Material provided:
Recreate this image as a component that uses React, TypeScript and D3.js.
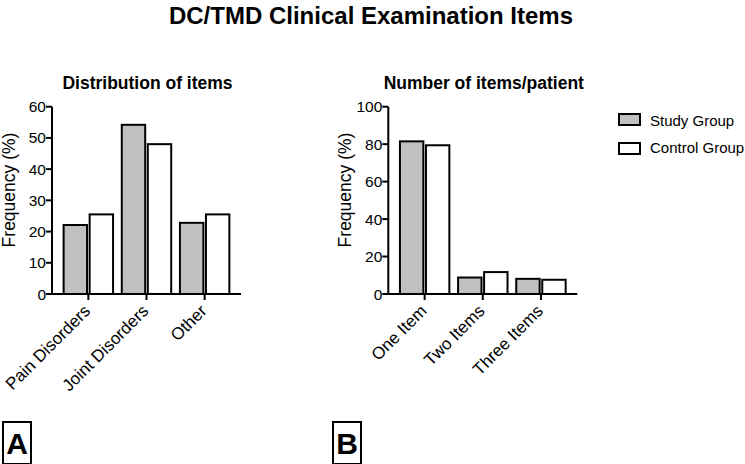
import React from "react";
import * as d3 from "d3";

const seriesNames = ["Study Group", "Control Group"];
const seriesFill = ["#c0c0c0", "#ffffff"];

const catsA = ["Pain Disorders", "Joint Disorders", "Other"];
const studyA = [22.1, 54.2, 22.8];
const controlA = [25.5, 48.0, 25.5];
const ticksA = [0, 10, 20, 30, 40, 50, 60];

const catsB = ["One Item", "Two Items", "Three Items"];
const studyB = [81.5, 8.8, 8.1];
const controlB = [79.4, 11.7, 7.6];
const ticksB = [0, 20, 40, 60, 80, 100];

const FONT = "'Liberation Sans', Arial, Helvetica, sans-serif";

type PanelProps = {
  x0: number;
  title: string;
  cats: string[];
  study: number[];
  control: number[];
  ticks: number[];
  yMax: number;
  letter: string;
  letterX: number;
};

function Panel({ x0, title, cats, study, control, ticks, yMax, letter, letterX }: PanelProps) {
  const top = 106.7;
  const bottom = 294;
  const axisLen = 189;
  const y = d3.scaleLinear().domain([0, yMax]).range([bottom, top]);
  const x = d3
    .scaleBand<string>()
    .domain(cats)
    .range([x0, x0 + axisLen])
    .paddingInner(0.15)
    .paddingOuter(0.2);
  const sub = d3
    .scaleBand<number>()
    .domain([0, 1])
    .range([0, x.bandwidth()])
    .paddingInner(0.1);
  const vals = [study, control];
  return (
    <g>
      <text
        x={x0 + axisLen / 2 + 1}
        y={89}
        textAnchor="middle"
        fontFamily={FONT}
        fontWeight="bold"
        fontSize={17.5}
      >
        {title}
      </text>
      <text
        transform={`translate(${x0 - 37},190) rotate(-90)`}
        textAnchor="middle"
        fontFamily={FONT}
        fontSize={17.5}
      >
        Frequency (%)
      </text>
      {cats.map((c, i) =>
        vals.map((s, k) => (
          <rect
            key={c + k}
            x={(x(c) as number) + (sub(k) as number)}
            y={y(s[i])}
            width={sub.bandwidth()}
            height={bottom - y(s[i])}
            fill={seriesFill[k]}
            stroke="#000"
            strokeWidth={2}
          />
        ))
      )}
      <line x1={x0} x2={x0} y1={top} y2={bottom} stroke="#000" strokeWidth={2} />
      <line x1={x0 - 1} x2={x0 + axisLen} y1={bottom} y2={bottom} stroke="#000" strokeWidth={2} />
      {ticks.map((t) => (
        <g key={t}>
          <line x1={x0 - 6} x2={x0} y1={y(t)} y2={y(t)} stroke="#000" strokeWidth={2} />
          <text
            x={x0 - 6}
            y={y(t)}
            dy="0.36em"
            textAnchor="end"
            fontFamily={FONT}
            fontSize={15.5}
          >
            {t}
          </text>
        </g>
      ))}
      {cats.map((c) => {
        const cx = (x(c) as number) + x.bandwidth() / 2;
        return (
          <g key={c}>
            <line x1={cx} x2={cx} y1={bottom} y2={bottom + 6} stroke="#000" strokeWidth={2} />
            <text
              transform={`translate(${cx + 3},${bottom + 18}) rotate(-45)`}
              textAnchor="end"
              fontFamily={FONT}
              fontSize={17}
            >
              {c}
            </text>
          </g>
        );
      })}
      <rect x={letterX} y={422} width={28} height={42} fill="none" stroke="#000" strokeWidth={2} />
      <text
        x={letterX + 14}
        y={453.5}
        textAnchor="middle"
        fontFamily={FONT}
        fontWeight="bold"
        fontSize={30}
      >
        {letter}
      </text>
    </g>
  );
}

export default function App() {
  return (
    <svg
      width={745}
      height={464}
      style={{ position: "absolute", left: 0, top: 0, background: "#fff" }}
    >
      <rect width={745} height={464} fill="#fff" />
      <text
        x={371}
        y={24}
        textAnchor="middle"
        fontFamily={FONT}
        fontWeight="bold"
        fontSize={24}
      >
        DC/TMD Clinical Examination Items
      </text>
      <Panel
        x0={52}
        title="Distribution of items"
        cats={catsA}
        study={studyA}
        control={controlA}
        ticks={ticksA}
        yMax={60}
        letter="A"
        letterX={3}
      />
      <Panel
        x0={388.3}
        title="Number of items/patient"
        cats={catsB}
        study={studyB}
        control={controlB}
        ticks={ticksB}
        yMax={100}
        letter="B"
        letterX={333}
      />
      {seriesNames.map((n, i) => (
        <g key={n}>
          <rect
            x={619}
            y={114 + i * 29}
            width={21}
            height={11}
            fill={seriesFill[i]}
            stroke="#000"
            strokeWidth={2}
          />
          <text x={650} y={126 + i * 27} fontFamily={FONT} fontSize={15}>
            {n}
          </text>
        </g>
      ))}
    </svg>
  );
}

Given instruction: Your copy of the data above should match it exactly, except that pictures are left out.

In response:
Recreate this image as a component that uses React, TypeScript and D3.js.
import React from "react";
import * as d3 from "d3";

const seriesNames = ["Study Group", "Control Group"];
const seriesFill = ["#c0c0c0", "#ffffff"];

const catsA = ["Pain Disorders", "Joint Disorders", "Other"];
const studyA = [22.1, 54.2, 22.8];
const controlA = [25.5, 48.0, 25.5];
const ticksA = [0, 10, 20, 30, 40, 50, 60];

const catsB = ["One Item", "Two Items", "Three Items"];
const studyB = [81.5, 8.8, 8.1];
const controlB = [79.4, 11.7, 7.6];
const ticksB = [0, 20, 40, 60, 80, 100];

const FONT = "'Liberation Sans', Arial, Helvetica, sans-serif";

type PanelProps = {
  x0: number;
  title: string;
  cats: string[];
  study: number[];
  control: number[];
  ticks: number[];
  yMax: number;
  letter: string;
  letterX: number;
};

function Panel({ x0, title, cats, study, control, ticks, yMax, letter, letterX }: PanelProps) {
  const top = 106.7;
  const bottom = 294;
  const axisLen = 189;
  const y = d3.scaleLinear().domain([0, yMax]).range([bottom, top]);
  const x = d3
    .scaleBand<string>()
    .domain(cats)
    .range([x0, x0 + axisLen])
    .paddingInner(0.15)
    .paddingOuter(0.2);
  const sub = d3
    .scaleBand<number>()
    .domain([0, 1])
    .range([0, x.bandwidth()])
    .paddingInner(0.1);
  const vals = [study, control];
  return (
    <g>
      <text
        x={x0 + axisLen / 2 + 1}
        y={89}
        textAnchor="middle"
        fontFamily={FONT}
        fontWeight="bold"
        fontSize={17.5}
      >
        {title}
      </text>
      <text
        transform={`translate(${x0 - 37},190) rotate(-90)`}
        textAnchor="middle"
        fontFamily={FONT}
        fontSize={17.5}
      >
        Frequency (%)
      </text>
      {cats.map((c, i) =>
        vals.map((s, k) => (
          <rect
            key={c + k}
            x={(x(c) as number) + (sub(k) as number)}
            y={y(s[i])}
            width={sub.bandwidth()}
            height={bottom - y(s[i])}
            fill={seriesFill[k]}
            stroke="#000"
            strokeWidth={2}
          />
        ))
      )}
      <line x1={x0} x2={x0} y1={top} y2={bottom} stroke="#000" strokeWidth={2} />
      <line x1={x0 - 1} x2={x0 + axisLen} y1={bottom} y2={bottom} stroke="#000" strokeWidth={2} />
      {ticks.map((t) => (
        <g key={t}>
          <line x1={x0 - 6} x2={x0} y1={y(t)} y2={y(t)} stroke="#000" strokeWidth={2} />
          <text
            x={x0 - 6}
            y={y(t)}
            dy="0.36em"
            textAnchor="end"
            fontFamily={FONT}
            fontSize={15.5}
          >
            {t}
          </text>
        </g>
      ))}
      {cats.map((c) => {
        const cx = (x(c) as number) + x.bandwidth() / 2;
        return (
          <g key={c}>
            <line x1={cx} x2={cx} y1={bottom} y2={bottom + 6} stroke="#000" strokeWidth={2} />
            <text
              transform={`translate(${cx + 3},${bottom + 18}) rotate(-45)`}
              textAnchor="end"
              fontFamily={FONT}
              fontSize={17}
            >
              {c}
            </text>
          </g>
        );
      })}
      <rect x={letterX} y={422} width={28} height={42} fill="none" stroke="#000" strokeWidth={2} />
      <text
        x={letterX + 14}
        y={453.5}
        textAnchor="middle"
        fontFamily={FONT}
        fontWeight="bold"
        fontSize={30}
      >
        {letter}
      </text>
    </g>
  );
}

export default function App() {
  return (
    <svg
      width={745}
      height={464}
      style={{ position: "absolute", left: 0, top: 0, background: "#fff" }}
    >
      <rect width={745} height={464} fill="#fff" />
      <text
        x={371}
        y={24}
        textAnchor="middle"
        fontFamily={FONT}
        fontWeight="bold"
        fontSize={24}
      >
        DC/TMD Clinical Examination Items
      </text>
      <Panel
        x0={52}
        title="Distribution of items"
        cats={catsA}
        study={studyA}
        control={controlA}
        ticks={ticksA}
        yMax={60}
        letter="A"
        letterX={3}
      />
      <Panel
        x0={388.3}
        title="Number of items/patient"
        cats={catsB}
        study={studyB}
        control={controlB}
        ticks={ticksB}
        yMax={100}
        letter="B"
        letterX={333}
      />
      {seriesNames.map((n, i) => (
        <g key={n}>
          <rect
            x={619}
            y={114 + i * 29}
            width={21}
            height={11}
            fill={seriesFill[i]}
            stroke="#000"
            strokeWidth={2}
          />
          <text x={650} y={126 + i * 27} fontFamily={FONT} fontSize={15}>
            {n}
          </text>
        </g>
      ))}
    </svg>
  );
}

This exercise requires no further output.